Using Tannin's method to establish the same level of protection would be impossible. In how many locations is yesterdays data? Even last months? How many drives do you plan on sending out? How often will you ask for them back to verify and update? And that is before we talk about datasets that exceed the capacity of the largest single drives. Are you now sending out RAID-5 arrays of disks counting on them rebuilding correctly when you verify?
Sure, if you have a static set of data that is smaller than 6TB just make some copies and scatter them around. But that method becomes immensely labo(u)r intensive when you want to keep them updated more frequently or the dataset grows.
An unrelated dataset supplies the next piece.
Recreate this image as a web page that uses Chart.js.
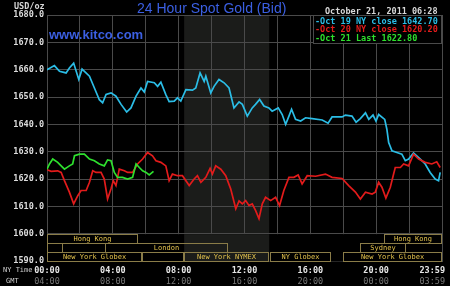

At work someone made the point that if the data from a process is corrupted, then copying it some where just corrupted all the data. I set up a computer to collect all the data from the process computers. This computer was busy, with data being collected almost non stop. Inside this computer was a second data hard drive that copied the main collection hard drive every 2 hours. A second computer was set up with 9 separate hard drives in it. A boot drive, a data collection hard drive and a hard drive for each day of the week. Every 6 hours the data collection hard drive would be updated from the data collection computer. If it was Tuesday, at 3 PM Tuesday afternoon, the Tuesday hard drive would be updated from the data hard drive. The Tuesday hard drive would be upgraded again at 3 AM Wednesday. Then at 9 AM Wednesday a script would run on the Tuesday hard drive to delete anything older than 7 days. (the data collection computer deleted any thing older than 10 days, and the data hard drive in the daily backup computer deleted anything older than 8 days) This process was repeated every day of the week. Because there was 7 days of data on each days hard drive we could go back 14 days if necessary. And there was 7 copies of each days data spread across 7 individual hard drives. If a hard drive failed the data was still available. Just replace the hard drive and it will be updated when its day of the week came around again.
The daily backup computer was duplicated off site, but with it's hours shifted by 3 hours. Each process computer could hold 3 days of data. And we weren't copying corrupt data over good data.